L’Empereur s’est remis en causant ; le sujet a été constamment la guerre d’Espagne : j’en ai déjà mentionné quelque chose plus haut, où l’on a vu que l’Empereur s’y condamne entièrement. Je cherche à répéter le moins possible, aussi je vais inscrire ici seulement ce qui m’a paru neuf.

« Le vieux roi et la reine, disait l’Empereur, étaient, au moment de l’évènement, l’objet de la haine et du mépris des sujets. Le prince des Asturies conspira contre eux, les fit abdiquer et devint aussitôt l’amour, l’espoir de la nation. Toutefois cette nation était mûre pour de grands changements, et les sollicitait avec force ; j’y étais très populaire ; c’est dans cette situation des esprits que tous ces personnages furent réunis à Bayonne ; le vieux roi me demandant vengeance contre son fils, le jeune prince sollicitant ma protection contre son père et me demandant une femme. Je résolus de profiter de cette occasion unique pour me délivrer de cette branche des Bourbons, continuer dans ma propre dynastie le système de famille de Louis XIV, et enchaîner l’Espagne aux destinées de la France. Ferdinand fut envoyé à Valencey ; le vieux roi, à Compiègne, à Marseille, où il voulut ; et mon frère Joseph fut régner dans Madrid avec une constitution libérale adoptée par une junte de la nation espagnole qui était venue la recevoir à Bayonne.

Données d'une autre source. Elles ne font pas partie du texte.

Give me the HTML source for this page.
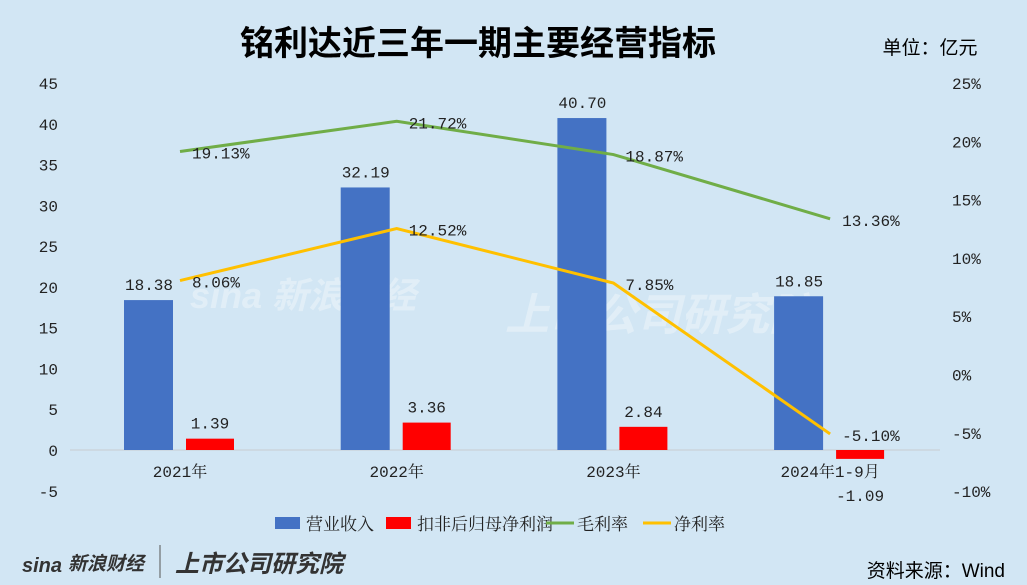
<!DOCTYPE html>
<html><head><meta charset="utf-8"><style>
body{margin:0;background:#d2e6f4;}
svg{display:block;font-family:"Liberation Mono","Noto Serif CJK SC",monospace;}
</style></head><body>
<svg id="c" width="1027" height="585" viewBox="0 0 1027 585">
<rect width="1027" height="585" fill="#d2e6f4"/>
<text x="478" y="55" text-anchor="middle" font-size="34" font-weight="bold" font-family="Liberation Sans,Noto Sans CJK SC,sans-serif">铭利达近三年一期主要经营指标</text>
<text x="930" y="54" text-anchor="middle" font-size="19" font-family="Liberation Sans,Noto Sans CJK SC,sans-serif">单位：亿元</text>
<text x="1005" y="577" text-anchor="end" font-size="19" font-family="Liberation Sans,Noto Sans CJK SC,sans-serif">资料来源：Wind</text>
<g font-family="Liberation Sans,Noto Sans CJK SC,sans-serif" font-weight="bold" font-style="italic">
<text x="22" y="572" font-size="20" fill="#333">sina</text>
<text x="68" y="570" font-size="19" fill="#333">新浪财经</text>
<line x1="160" y1="545" x2="160" y2="578" stroke="#555" stroke-width="1"/>
<text x="175" y="572" font-size="24" fill="#333">上市公司研究院</text>
</g>
<g font-family="Liberation Sans,Noto Sans CJK SC,sans-serif" font-weight="bold" font-style="italic" fill="#ffffff" opacity="0.35">
<text x="190" y="308" font-size="36">sina 新浪财经</text>
<text x="505" y="330" font-size="44">上市公司研究院</text>
</g>
<g id="g"></g>
</svg>
<script>
const categories=["2021年","2022年","2023年","2024年1-9月"];
const revenue=[18.38,32.19,40.70,18.85];
const netProfit=[1.39,3.36,2.84,-1.09];
const grossMargin=[19.13,21.72,18.87,13.36];
const netMargin=[8.06,12.52,7.85,-5.10];
const leftTicks=[45,40,35,30,25,20,15,10,5,0,-5];
const rightTicks=[25,20,15,10,5,0,-5,-10];
const NS="http://www.w3.org/2000/svg";
const g=document.getElementById('g');
function yL(v){return 450-v*8.156;}
function yR(v){return 374.5-v*11.657;}
function xC(i){return 180+i*216.7;}
function mk(t,a,txt){const e=document.createElementNS(NS,t);for(const k in a)e.setAttribute(k,a[k]);if(txt!==undefined)e.textContent=txt;g.appendChild(e);return e;}
leftTicks.forEach(v=>{const e=mk('text',{x:58,y:yL(v)+6,'text-anchor':'end','font-size':16,fill:'#222'},String(v));

});
rightTicks.forEach(v=>{const e=mk('text',{x:952,y:yR(v)+6,'text-anchor':'start','font-size':16,fill:'#222'},v+'%');

});
let ax=mk('line',{x1:70,x2:940,y1:yL(0),y2:yL(0),stroke:'#c8ccd0','stroke-width':1});


categories.forEach((c,i)=>{
 const x=xC(i);
 const r=revenue[i];
 const b=mk('rect',{x:x-56,y:Math.min(yL(r),yL(0)),width:49,height:Math.abs(yL(r)-yL(0)),fill:'#4472c4'});
 
 
 const n=netProfit[i];
 const b2=mk('rect',{x:x+6,y:Math.min(yL(n),yL(0)),width:48,height:Math.abs(yL(n)-yL(0)),fill:'#ff0000'});
 
 
 const t1=mk('text',{x:x-31,y:yL(r)-10,'text-anchor':'middle','font-size':16,fill:'#222'},r.toFixed(2));
 
 
 const t2=mk('text',{x:x+30,y:n>=0?yL(n)-10:yL(n)+42,'text-anchor':'middle','font-size':16,fill:'#222'},n.toFixed(2));
 
 
 const t3=mk('text',{x:x,y:477,'text-anchor':'middle','font-size':16,fill:'#222'},c);
 
 
});
function line(arr,col,name){
 const p=mk('polyline',{points:arr.map((v,i)=>xC(i)+','+yR(v)).join(' '),fill:'none',stroke:col,'stroke-width':3});
 
 
 arr.forEach((v,i)=>{const t=mk('text',{x:xC(i)+12,y:yR(v)+7,'font-size':16,fill:'#222'},v.toFixed(2)+'%');
 
 });
}
line(grossMargin,'#70ad47','gross-margin-line');
line(netMargin,'#ffc000','net-margin-line');
const leg=[["rect","#4472c4","营业收入",275],["rect","#ff0000","扣非后归母净利润",386],["line","#70ad47","毛利率",546],["line","#ffc000","净利率",643]];
leg.forEach(l=>{
 let s;
 if(l[0]=="rect")s=mk('rect',{x:l[3],y:517,width:25,height:12,fill:l[1]});
 else s=mk('line',{x1:l[3],x2:l[3]+28,y1:523,y2:523,stroke:l[1],'stroke-width':3});
 
 
 const t=mk('text',{x:l[3]+31,y:530,'font-size':17,fill:'#222'},l[2]);
 
 
});
</script>
</body></html>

« Il me paraît, continuait-il, que l’Europe et même la France n’ont jamais eu une idée juste de la situation de Ferdinand à Valencey. On se méprend étrangement dans le monde sur le traitement qu’il a éprouvé, et plus encore peut-être sur ses dispositions et ses opinions personnelles relatives à sa situation. Le fait est qu’il était à peine gardé à Valencey, et qu’il n’eût pas voulu s’en échapper. S’il se trama quelques intrigues pour favoriser son évasion, il fut le premier à les dénoncer. Un Irlandais (baron de Colli) pénétra jusqu’à sa personne au nom de George III, lui offrant de l’enlever ; mais, loin d’y accéder, Ferdinand tout aussitôt en donna connaissance à l’autorité.